After rallying to defeat the Philadelphia 76ers in the Eastern Conference Finals, Russell’s Boston Celtics faced a faster, more elusive opponent in the 1968 National Basketball Association finals. Instead of a dominating center like Philadelphia’s Wilt Chamberlain, the Lakers alternated Mel Counts and Darrall Imhoff in the low post. Los Angeles’ main weapons were guard Jerry West and forward Elgin Baylor, with quality guards Archie Clark, Freddie Crawford, and Gail Goodrich.
The championship series opened on April 21, 1968, less than three weeks after King’s assassination. The teams split the first two games in Boston, with the Celtics taking the upper hand with a 127–119 victory in Game Three in Los Angeles. That’s when West began to take things over. He scored thirty-eight points, with Baylor chipping in with thirty, as the Lakers squared the Series at two games apiece.
“If we can rebound, we can win,” West said. “ We’re little, but we match up well against Boston. We’re quick and we shoot well, and that can be enough in a seven-game series.”

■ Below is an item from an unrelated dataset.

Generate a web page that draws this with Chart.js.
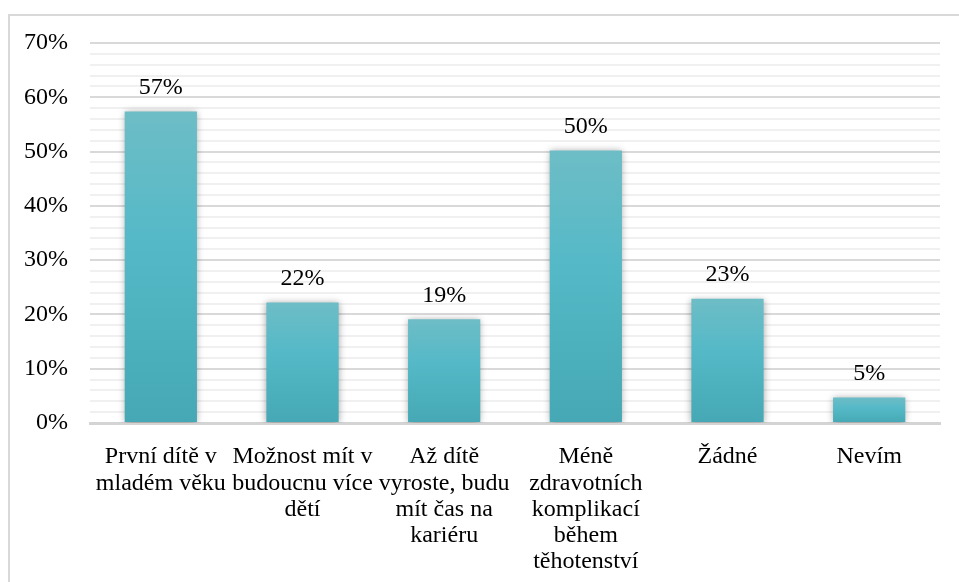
<!DOCTYPE html>
<html>
<head>
<meta charset="utf-8">
<script src="https://cdn.jsdelivr.net/npm/chart.js@4"></script>
<style>
  html, body { margin: 0; padding: 0; background: #fff; overflow: hidden; }
  #frame { position: absolute; left: 8px; top: 14px; width: 1000px; height: 700px; border: 2px solid #d9d9d9; box-sizing: border-box; }
  #wrap { position: absolute; left: 0; top: 0; width: 959px; height: 582px; }
  #nahrat { position: absolute; left: 0; top: 700px; font-family: 'Liberation Serif'; font-size: 24px; color: #fff; }
</style>
</head>
<body>
<div id="nahrat">Liberation Serif První 70%</div>
<div id="frame"></div>
<div id="wrap"><canvas id="myChart" width="959" height="582"></canvas></div>
<script>
const kategorie = [
    ['První dítě v', 'mladém věku'],
    ['Možnost mít v', 'budoucnu více', 'dětí'],
    ['Až dítě', 'vyroste, budu', 'mít čas na', 'kariéru'],
    ['Méně', 'zdravotních', 'komplikací', 'během', 'těhotenství'],
    ['Žádné'],
    ['Nevím']
];
const hodnoty = [57.4, 22.2, 19.1, 50.2, 22.9, 4.7];
const popisky = ['57%', '22%', '19%', '50%', '23%', '5%'];

const pismo = "'Liberation Serif'";

// stin pod sloupci
const stin = {
    id: 'stin',
    beforeDatasetsDraw(chart) {
        const c = chart.ctx;
        c.save();
        c.shadowColor = 'rgba(0,0,0,0.35)';
        c.shadowBlur = 7;
        c.shadowOffsetX = 0;
        c.shadowOffsetY = 1;
    },
    afterDatasetsDraw(chart) {
        chart.ctx.restore();
    }
};

// popisky hodnot nad sloupci
const hodnotyNad = {
    id: 'hodnotyNad',
    afterDatasetsDraw(chart) {
        const c = chart.ctx;
        const meta = chart.getDatasetMeta(0);
        c.save();
        c.font = '24px ' + pismo;
        c.fillStyle = '#000';
        c.textAlign = 'center';
        c.textBaseline = 'middle';
        meta.data.forEach((bar, i) => {
            c.fillText(popisky[i], bar.x, bar.y - 24);
        });
        c.restore();
    }
};

function gradient(context) {
    const chart = context.chart;
    const y = chart.scales && chart.scales.y;
    if (!y || context.raw === undefined) return '#56b9c6';
    const top = y.getPixelForValue(context.raw);
    const base = y.getPixelForValue(0);
    if (!isFinite(top) || !isFinite(base) || top === base) return '#56b9c6';
    const g = chart.ctx.createLinearGradient(0, top, 0, base);
    g.addColorStop(0, '#6dbdc6');
    g.addColorStop(0.4, '#56b9c7');
    g.addColorStop(1, '#45a8b4');
    return g;
}

const ctx = document.getElementById('myChart').getContext('2d');
const myChart = new Chart(ctx, {
    type: 'bar',
    data: {
        labels: kategorie,
        datasets: [{
            data: hodnoty,
            backgroundColor: gradient,
            borderWidth: 0,
            barPercentage: 0.51,
            categoryPercentage: 1.0
        }]
    },
    options: {
        responsive: false,
        animation: false,
        layout: { padding: { top: 43, right: 19, left: 0, bottom: 0 } },
        plugins: {
            legend: { display: false },
            tooltip: { enabled: false }
        },
        scales: {
            x: {
                grid: { display: false },
                border: { display: true, color: '#d4d4d4', width: 3 },
                ticks: {
                    color: '#000',
                    font: { family: pismo, size: 24, lineHeight: 1.09 },
                    maxRotation: 0,
                    autoSkip: false,
                    padding: 13
                },
                afterFit(scale) { scale.height = 159; }
            },
            y: {
                min: 0,
                max: 70,
                grid: {
                    color: (c) => (c.tick && c.tick.value % 10 === 0) ? '#d9d9d9' : '#f0f0f0',
                    lineWidth: 2,
                    drawTicks: false
                },
                border: { display: false },
                ticks: {
                    stepSize: 2,
                    autoSkip: false,
                    color: '#000',
                    font: { family: pismo, size: 24 },
                    padding: 22,
                    callback: (v) => (v % 10 === 0) ? v + '%' : ''
                },
                afterFit(scale) { scale.width = 90; }
            }
        }
    },
    plugins: [stin, hodnotyNad]
});

myChart.update();
document.fonts.load("24px 'Liberation Serif'").then(() => myChart.update());
document.fonts.ready.then(() => myChart.update());
</script>
</body>
</html>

Through it all, Russell emphasized the little things with his teammates, the hustle plays that can turn the tide. Time and again he delivered them himself. Few realize what a well-rounded athlete Russell was in his prime. Track and field, not hoops, had been his first love at the University of San Francisco. Team members there received a spiffy buttoned sweater with S.F. stitched across the front. Funny what will motivate a guy at times, isn’t it? To secure such duds, Russell high-jumped six feet, seven inches. For meets, he wore the sweater, track suit, silk scarf, and sunglasses.